Napihen relocated his family to Moosonee where he sought work. He provided for his family, and even owned a nine horsepower motor and canoe, “which was considered rich back then,” Spence said.
Granny Wabano also worked at times, taking odd jobs doing laundry and cleaning at the mission and hospital.
The family settled permanently in Moosonee, where she raised her two sons and two daughters.
Her children have bared her 23 grandchildren, among them Spence.
“She’s always been the stern one,” Spence said of her grandmother compared to Napihen. “Whatever she said was right. We took it to heart.”
She added with a laugh: “We were scared of her too because she kept us in line.”
But Granny Wabano has a lighter side.
“She was always funny,” Spence said. “Play jokes or make us laugh.”
It is humour that helps keep Granny Wabano connected with her grandchildren or great-grandchildren who cannot speak Cree fluently – the only language she knows.
She would ask the kids where they had come from, and they would answer.
“Ah-won-ne-kan, Wheena?” she asked. “Who is Wheena?”
As time went on, she finally asked one of the adults. Turns out they were telling her they had come from the local “arena.”
“She always thought the kids were always coming from this person's house,” Spence said. “She ever laugh when she found out what was the arena.”
She was also thrifty and always advised her family not to waste.
“Like she would cut up a(n empty) bag of chips and make a necklace of out it,” Spence said.
And she would give gifts like such a necklace to visitors, another trait Granny Wabano tries to pass on.
“Always be generous to other people because you never know what they’re going through,” Spence said.
Having lived so long, Granny Wabano is often amused at the technology and conveniences the world has developed.
Spence was on hand to see her granny go on escalators for the first time. Granny Wabano laughed, and said in Cree, “Ever do everything these white people.”
“She was amazed at that,” Spence said, “but nothing surprises her at the same time because they’re always doing something.”
Living so long also saw Granny Wabano experience the loss of loved ones. This includes Napihen, who passed when the couple were in their 90’s. They had been married for more than 75 years.
These days, Granny Wabano continues to live alone in the apartment she and her husband had shared for years, though she does get help for her children or grandchildren.
She likes to eat traditional foods, like geese, fish and dumplings.
“She can whip up a mean bannock,” Spence said with a laugh. “She makes the best bannock in the whole world.”

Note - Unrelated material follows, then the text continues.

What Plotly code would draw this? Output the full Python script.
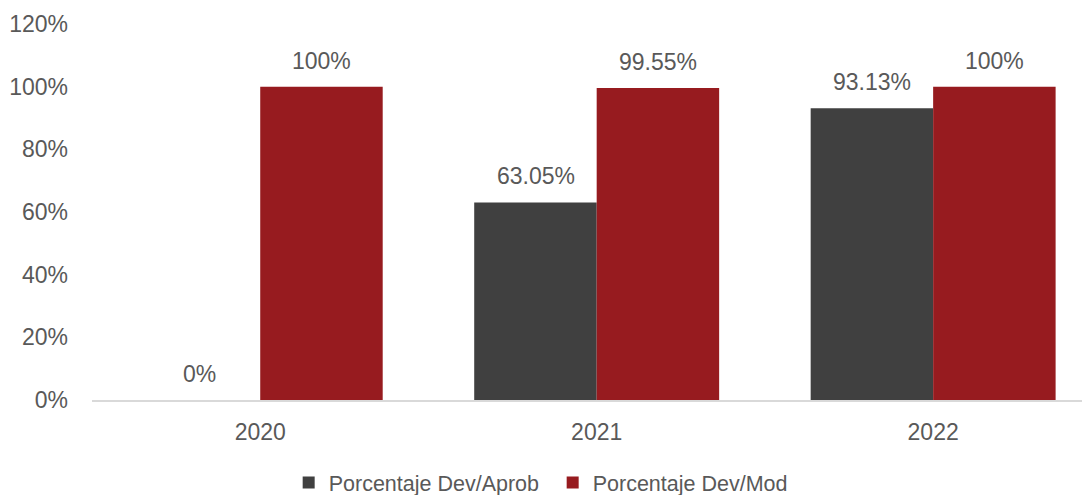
import plotly.graph_objects as go

years = ["2020", "2021", "2022"]
dev_aprob = [0, 63.05, 93.13]
dev_mod = [100, 99.55, 100]
series_names = ["Porcentaje Dev/Aprob", "Porcentaje Dev/Mod"]
colors = ["#404040", "#971B1F"]
y_ticks = [0, 20, 40, 60, 80, 100, 120]
y_tick_labels = ["0%", "20%", "40%", "60%", "80%", "100%", "120%"]

FONT = "Liberation Sans"
TXT = "#595959"
BAR_PX = 122

def lab(v):
    return f"{v:g}%"

fig = go.Figure()
for name, vals, col in zip(series_names, [dev_aprob, dev_mod], colors):
    fig.add_trace(go.Bar(x=years, y=vals, name=name,
                         marker=dict(color=col, line=dict(width=0))))

annotations = []
for si, vals in enumerate([dev_aprob, dev_mod]):
    shift = (-0.5 if si == 0 else 0.5) * BAR_PX
    for ci, v in enumerate(vals):
        annotations.append(dict(x=ci, y=v, xref="x", yref="y", text=lab(v),
                                showarrow=False, xshift=shift, yshift=26,
                                yanchor="middle", xanchor="center",
                                font=dict(family=FONT, size=23, color=TXT)))

fig.update_layout(
    width=1090, height=495,
    margin=dict(l=84, r=0, t=16, b=103),
    paper_bgcolor="white", plot_bgcolor="white",
    barmode="group", bargap=0.272, bargroupgap=0,
    font=dict(family=FONT, size=20, color=TXT),
    showlegend=True,
    annotations=annotations,
    legend=dict(orientation="h", xref="container", x=0.2575, xanchor="left",
                yref="container", y=0.0, yanchor="bottom",
                font=dict(family=FONT, size=21.5, color=TXT),
                itemwidth=30, entrywidth=219, entrywidthmode="pixels",
                traceorder="normal"),
    xaxis=dict(type="category", range=[-0.5, 2.49], showline=True, linecolor="#D9D9D9",
               linewidth=1.5, ticks="", showgrid=False, ticklabelstandoff=11,
               tickfont=dict(family=FONT, size=23, color=TXT)),
    yaxis=dict(range=[0, 120], tickvals=y_ticks, ticktext=y_tick_labels,
               showgrid=False, zeroline=False, showline=False, ticks="",
               ticklabelstandoff=23,
               tickfont=dict(family=FONT, size=23, color=TXT)),
)

fig.write_html("out.html")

And she drinks traditional teas and medicines.
“You’ll always find a pot of, bark tea, I guess you’ll call it,” Spence said. “You’ll never find any pharmaceutical medicines in her house. She refused to take those pills. She relies on traditional medicines.”
Granny Wabano uses a walker but is still mobile. At her recent birthday party, she walked up and down the stairs on her own.
Although her hearing and eyesight are slowly fading, she is still alert.
She has also maintained her Christian faith and attends mass regularly.
“If a person’s late (to pick her up), she’ll walk alone if she has to,” Spence said.
Granny Wabano falls ill at times but always manages to recover.
Spence said when her granny was 99, doctors put in a pacemaker for her heart. But years later, doctors discovered the pacemaker had stopped working and did not know for how long.
But Granny Wabano’s heart continues to beat.
To date, Granny Wabano has 23 grandkids, 77 great-grandchildren and 81 great -great-grandchildren.
“And there’s a few more coming out this year,” Spence said with a laugh.
And it’s the youth that captures Granny Wabano’s heart, as was evident at her 110th birthday part.
“Just seeing all the little kids, that’s what she liked the most I think,” Spence said.
Having lived for more than a century-and-decade, what is one of Granny Wabano’s keys to life?
Poonenamook – Cree for “forgive others.”
“It as always her main message throughout life. That’s what carried her throughout the years,” Spence said. “We’re so blessed to have her.”